I think it's hard to secretly love someone. The question seems to imply that you pine away for someone you can't have, either due to circumstances (such as they're with someone else/you're with someone else) or almost like it's a huge crush from afar where you just never gather up the courage to say something. I call that lust or intrigue, but I don't call that love. Personally I feel that love develops over time, and the other person needs to be a somewhat active participant. And if you're close to the object of your love over the months/years it takes for the love to develop, then it's not really secret, now is it? At least on some level, the other person has to know how important he/she is to you. Otherwise, why would you spend so much time with him/her?

So I guess my simplistic answer is that I've never secretly loved anyone I shouldn't have, if even for the mere fact that I don't think love is instantaneous.

If you delve a bit deeper, then you can perhaps use the loose definition of love and widen the scope to include smaller crushes. Have I ever had a crush on anyone from afar that I couldn't have? Not really. I say not really because I'm sure I found a couple of boys at least intriguing but gave up the thought for one reason or another. For example, there was one guy in high school who I liked, and we were friends, had a class together, and went to the same church. I remember we danced at Homecoming (despite coming to the dance each with different dates). He drove me home a few times. He was nice. It never went anywhere though. It's not like I stayed up thinking about him as a teenager. In fact, he only comes to mind because I saw him last month at the local grocery store. He looked exactly the same, and I wanted to go up and say hi to him and see what he's been up to. But I was afraid that he wouldn't remember me. I remembered his first and last name, the
class we had together and our teacher's name, the things we used to talk about, his sister’s name, the time we got busted at church camp, etc. I knew it probably wouldn't have gone anywhere for the long term. He was very traditional, wanted a career in law enforcement, and there were tons of little things that made us a poor match. But whenever we saw each other as teenagers at school or functions, we hung out. We just never purposely hung out.

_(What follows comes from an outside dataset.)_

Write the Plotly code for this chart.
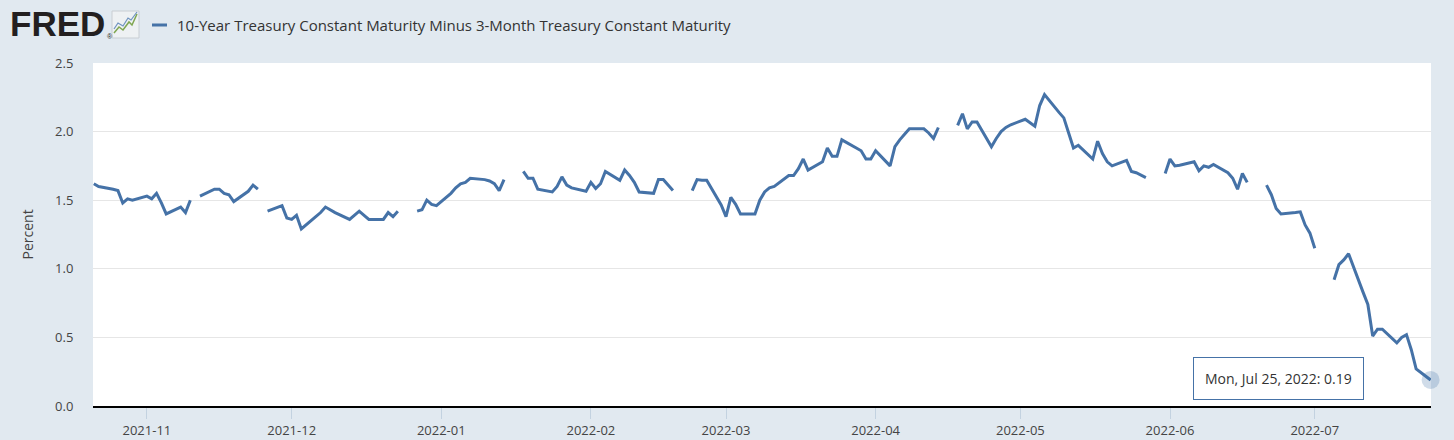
import pandas as pd
import plotly.graph_objects as go

# ---------------- data (T10Y3M, percent; None = market holiday) ----------------
oct_2021 = [1.62, 1.60, 1.58, 1.57, 1.48, 1.51, 1.50]
nov_2021 = [1.53, 1.51, 1.55, 1.48, 1.40, 1.45, 1.41, 1.50, None, 1.53, 1.58,
            1.58, 1.55, 1.54, 1.49, 1.565, 1.61, 1.58, None, 1.42, 1.46, 1.37]
dec_2021 = [1.36, 1.39, 1.29, 1.38, 1.41, 1.45, 1.43, 1.41, 1.36, 1.39, 1.42,
            1.39, 1.36, 1.36, 1.41, 1.38, 1.42, None, 1.42, 1.43, 1.50, 1.47, 1.46]
jan_2022 = [1.55, 1.59, 1.62, 1.63, 1.66, 1.65, 1.64, 1.62, 1.57, 1.65, None,
            1.71, 1.66, 1.66, 1.58, 1.56, 1.60, 1.67, 1.61, 1.59, 1.565]
feb_2022 = [1.63, 1.585, 1.62, 1.71, 1.645, 1.72, 1.68, 1.63, 1.56, 1.55, 1.65,
            1.65, 1.61, 1.57, None, 1.57, 1.65, 1.645, 1.645, 1.465]
mar_2022 = [1.38, 1.52, 1.47, 1.40, 1.40, 1.50, 1.56, 1.59, 1.60, 1.68, 1.68,
            1.73, 1.80, 1.72, 1.78, 1.88, 1.82, 1.82, 1.94, 1.88, 1.86, 1.80, 1.80]
apr_2022 = [1.86, 1.75, 1.89, 1.94, 1.98, 2.02, 2.02, 1.99, 1.95, 2.03, None,
            2.045, 2.13, 2.02, 2.07, 2.07, 1.89, 1.95, 2.00, 2.03, 2.05]
may_2022 = [2.09, 2.065, 2.04, 2.19, 2.27, 2.14, 2.10, 1.99, 1.88, 1.90, 1.80,
            1.93, 1.84, 1.78, 1.75, 1.79, 1.71, 1.70, 1.685, 1.665, None, 1.695]
jun_2022 = [1.80, 1.75, 1.755, 1.78, 1.715, 1.75, 1.74, 1.76, 1.70, 1.66, 1.58,
            1.695, 1.63, None, 1.61, 1.54, 1.44, 1.40, 1.41, 1.415, 1.32, 1.26]
jul_2022 = [1.15, None, 0.92, 1.03, 1.065, 1.11, 0.83, 0.74, 0.51, 0.56, 0.56,
            0.46, 0.50, 0.52, 0.41, 0.27, 0.19]

month_spans = [
    ("2021-10-21", "2021-10-31", oct_2021),
    ("2021-11-01", "2021-11-30", nov_2021),
    ("2021-12-01", "2021-12-31", dec_2021),
    ("2022-01-01", "2022-01-31", jan_2022),
    ("2022-02-01", "2022-02-28", feb_2022),
    ("2022-03-01", "2022-03-31", mar_2022),
    ("2022-04-01", "2022-04-30", apr_2022),
    ("2022-05-01", "2022-05-31", may_2022),
    ("2022-06-01", "2022-06-30", jun_2022),
    ("2022-07-01", "2022-07-25", jul_2022),
]

series_name = "10-Year Treasury Constant Maturity Minus 3-Month Treasury Constant Maturity"
y_title = "Percent"
tooltip_text = "Mon, Jul 25, 2022: 0.19"

dates, values = [], []
for start, end, vals in month_spans:
    d = pd.bdate_range(start, end)
    assert len(d) == len(vals), (start, len(d), len(vals))
    dates.extend(d)
    values.extend(vals)

# ---------------- layout helpers ----------------
W, H = 1454, 440
ML, MR, MT, MB = 93, 23, 63, 34
PW, PH = W - ML - MR, H - MT - MB


def px(xp):
    return (xp - ML) / PW


def py(yp):
    return (H - MB - yp) / PH


BLUE = "#4572A7"
BG = "#e1e9f0"

fig = go.Figure()
fig.add_trace(go.Scatter(
    x=dates, y=values, mode="lines", connectgaps=False,
    line=dict(color=BLUE, width=3), hoverinfo="skip", showlegend=False))
fig.add_trace(go.Scatter(
    x=[dates[-1]], y=[values[-1]], mode="markers",
    marker=dict(size=18, color="rgba(69,114,167,0.25)", line=dict(width=0)),
    hoverinfo="skip", showlegend=False, cliponaxis=False))

fig.update_layout(
    width=W, height=H,
    margin=dict(l=ML, r=MR, t=MT, b=MB, autoexpand=False),
    paper_bgcolor=BG, plot_bgcolor="#ffffff",
    font=dict(family="Open Sans", size=13, color="#333333"),
    showlegend=False,
)
fig.update_xaxes(
    type="date", range=["2021-10-20 20:00", "2022-07-25 02:00"],
    tickformat="%Y-%m", dtick="M1", tick0="2021-11-01",
    ticks="outside", ticklen=11, tickwidth=1, tickcolor="#c3d2e0",
    showgrid=False, zeroline=False, automargin=False,
    showline=True, linecolor="#000000", linewidth=2,
    tickfont=dict(family="Open Sans", size=13, color="#444444"),
)
fig.update_yaxes(
    range=[0, 2.5], dtick=0.5, tick0=0, tickformat=".1f",
    showgrid=True, gridcolor="#e6e6e6", gridwidth=1, zeroline=False,
    automargin=False,
    ticks="outside", ticklen=16, tickcolor="rgba(0,0,0,0)",
    tickfont=dict(family="Open Sans", size=13, color="#444444"),
)

annotations = [
    dict(text=y_title, x=px(27), y=0.5, xref="paper", yref="paper",
         textangle=-90, showarrow=False, xanchor="center", yanchor="middle",
         font=dict(family="Open Sans", size=14, color="#444444")),
    dict(text="<b>FRED</b>", x=px(8), y=py(24), xref="paper", yref="paper",
         showarrow=False, xanchor="left", yanchor="middle",
         font=dict(family="Liberation Sans", size=35, color="#231f20")),
    dict(text="®", x=px(105), y=py(36), xref="paper", yref="paper",
         showarrow=False, xanchor="left", yanchor="middle",
         font=dict(family="Liberation Sans", size=7, color="#231f20")),
    dict(text=series_name, x=px(175), y=py(25), xref="paper", yref="paper",
         showarrow=False, xanchor="left", yanchor="middle",
         font=dict(family="Open Sans", size=15, color="#333333")),
    dict(text=tooltip_text, x=px(1193), y=py(357), xref="paper", yref="paper",
         showarrow=False, xanchor="left", yanchor="top",
         bgcolor="rgba(255,255,255,0.92)", bordercolor=BLUE, borderwidth=1,
         borderpad=11, font=dict(family="Open Sans", size=14, color="#333333")),
]

shapes = [
    # legend swatch
    dict(type="line", xref="paper", yref="paper", x0=px(152), x1=px(167),
         y0=py(25), y1=py(25), line=dict(color=BLUE, width=3)),
    # FRED icon
    dict(type="rect", xref="paper", yref="paper", x0=px(112), x1=px(139),
         y0=py(38), y1=py(11), fillcolor="#eef1f3",
         line=dict(color="#c9ced3", width=1)),
    dict(type="path", xref="paper", yref="paper",
         path=f"M {px(114)} {py(33)} L {px(119)} {py(27)} L {px(123)} {py(30)} "
              f"L {px(129)} {py(22)} L {px(132)} {py(25)} L {px(137)} {py(14)}",
         line=dict(color="#7fa650", width=1.5)),
    dict(type="path", xref="paper", yref="paper",
         path=f"M {px(114)} {py(29)} L {px(118)} {py(23)} L {px(123)} {py(26)} "
              f"L {px(128)} {py(18)} L {px(131)} {py(20)} L {px(137)} {py(12)}",
         line=dict(color="#6f93bf", width=1.2)),
]

fig.update_layout(annotations=annotations, shapes=shapes)
fig.write_html(
    "out.html",
    config={"displayModeBar": False},
    post_script="document.body.style.margin='0';"
                "document.body.style.background='#e1e9f0';",
)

I guess I think to truly like/love someone, you have to spend lots of quality time with him/her, and then I just don't see how it can be secret.

Thoughts?

4 comments:

Anonymous said...

I agree that you USUALLY can't call these secret, one-sided things "love." That's why I use the term "obsession" so often in my journal, and very rarely use the word "love" in reference to other people. However I do think it is sometimes possible for secret love to exist without the other person knowing. Especially if it's a best-friend type of relationship where one person secretly wishes it was more. I can think of three non-family members with whom I might use that word. With all three, it was/is one-sided and had varying amounts of secrecy involved. In fact I've been planning to write an entry on this, so I will once I finish the bulk of the Japan entries.

-Jesse

B said...

Welcome back from Japan.

I guess I could see it with best friends, but then wouldn't love be part of the relationship anyway? I don't know about you, but I tell all of my good friends that I love them, and I do. Maybe it's just different types of love?

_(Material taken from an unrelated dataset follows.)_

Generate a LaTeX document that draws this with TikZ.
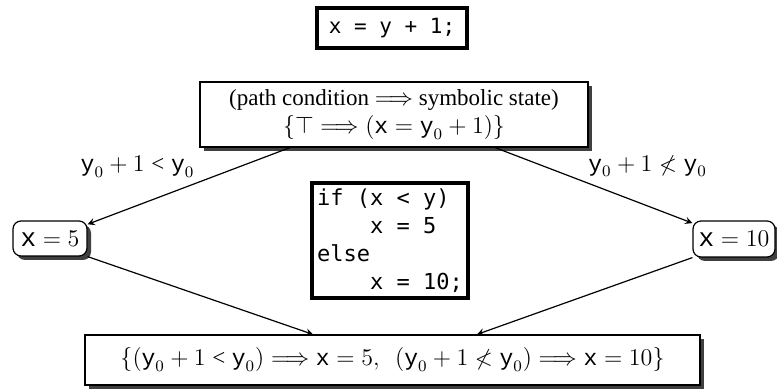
\documentclass[tikz,border=0pt]{standalone}
\usepackage{amssymb}
\usepackage{fontspec}
\setmainfont{Liberation Serif}
\setmonofont{DejaVu Sans Mono}
\newfontfamily\progvar{Liberation Mono}
% Times digits and signs in math
\DeclareSymbolFont{trm}{TU}{\rmdefault}{m}{n}
\DeclareMathSymbol{0}{\mathalpha}{trm}{`0}
\DeclareMathSymbol{1}{\mathalpha}{trm}{`1}
\DeclareMathSymbol{5}{\mathalpha}{trm}{`5}
\DeclareMathSymbol{+}{\mathbin}{trm}{`+}
\DeclareMathSymbol{=}{\mathrel}{trm}{`=}
\DeclareMathSymbol{<}{\mathrel}{trm}{`<}
\DeclareMathSymbol{(}{\mathopen}{trm}{`(}
\DeclareMathSymbol{)}{\mathclose}{trm}{`)}
\newcommand{\vx}{\mbox{\progvar x}}
\newcommand{\vy}{\mbox{\progvar y}}
\usetikzlibrary{shadows}
\tikzset{
  every node/.style={font=\fontsize{11.5}{14}\selectfont},
  codebox/.style={draw, line width=2pt, fill=white, inner sep=0pt, font=\fontsize{11}{14}\selectfont\ttfamily},
  statebox/.style={draw, semithick, fill=white, inner sep=0pt, drop shadow={shadow xshift=2pt, shadow yshift=-2pt, opacity=1, fill=black!75}},
  valbox/.style={statebox, rounded corners=4pt, font=\fontsize{13}{15}\selectfont},
  edge/.style={->, >=stealth, semithick}
}
\begin{document}
\begin{tikzpicture}[x=0.5pt, y=-0.5pt]
  \useasboundingbox (0,0) rectangle (777,389);
  % draw the assignment on top
  \node[codebox, minimum width=75pt, minimum height=20pt, font=\fontsize{10.5}{13}\selectfont\ttfamily] (assign) at (392,28) {x = y + 1;};
  % draw the symbolic state after the assignment
  \node[statebox, align=center, minimum width=194pt, minimum height=32.5pt] (state) at (394,114.5)
    {(path condition $\Longrightarrow$ symbolic state)\\
     $\{\top \Longrightarrow (\vx = \vy_0 + 1)\}$};
  % draw the conditional in the middle
  \node[codebox, align=left, minimum width=78pt, minimum height=57.5pt] (cond) at (390,240.5)
    {if (x < y)\\\ \ \ \ x = 5\\else\\\ \ \ \ x = 10;};
  % draw the two branch values
  \node[valbox, minimum width=37pt, minimum height=17.5pt] (five) at (50,238.5) {$\vx = 5$};
  \node[valbox, minimum width=41pt, minimum height=18pt] (ten) at (734,239) {$\vx = 10$};
  % draw the merged state at the bottom
  \node[statebox, minimum width=307.5pt, minimum height=25pt] (merge) at (392.5,360)
    {$\{(\vy_0 + 1 < \vy_0) \Longrightarrow \vx = 5,\ \ (\vy_0 + 1 \nless \vy_0) \Longrightarrow \vx = 10\}$};
  % draw the branches with their conditions
  \draw[edge] ([xshift=-52pt]state.south) -- (five)
    node[pos=0.45, above left, inner sep=2pt] {$\vy_0 + 1 < \vy_0$};
  \draw[edge] ([xshift=50.5pt]state.south) -- (ten)
    node[pos=0.45, above right, inner sep=2pt] {$\vy_0 + 1 \nless \vy_0$};
  % draw the joins
  \draw[edge] (five.south east) -- ([xshift=-39.75pt]merge.north);
  \draw[edge] (ten.south west) -- ([xshift=42.25pt]merge.north);
\end{tikzpicture}
\end{document}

It is an interesting question that was posed.

Karin said...

I find the issue of whether or not to say hi to someone because they might not remember you interesting. I do this all the time. Now that I know someone else who does it too it seems silly. What's the problem if they don't remember you? Ya know, other than feeling really awkward because they were memorable to you but obviously you weren't to them.

B said...

I'm so not memorable, Karin. People never remember me. I don't want this to be verified yet again by someone just looking at me strangely and saying, "Oh yeah...we, ugh, went to school together?" For once it'd be nice, if even just once, someone came up to me and said, "Remember me?" and I actually not remember. Just once.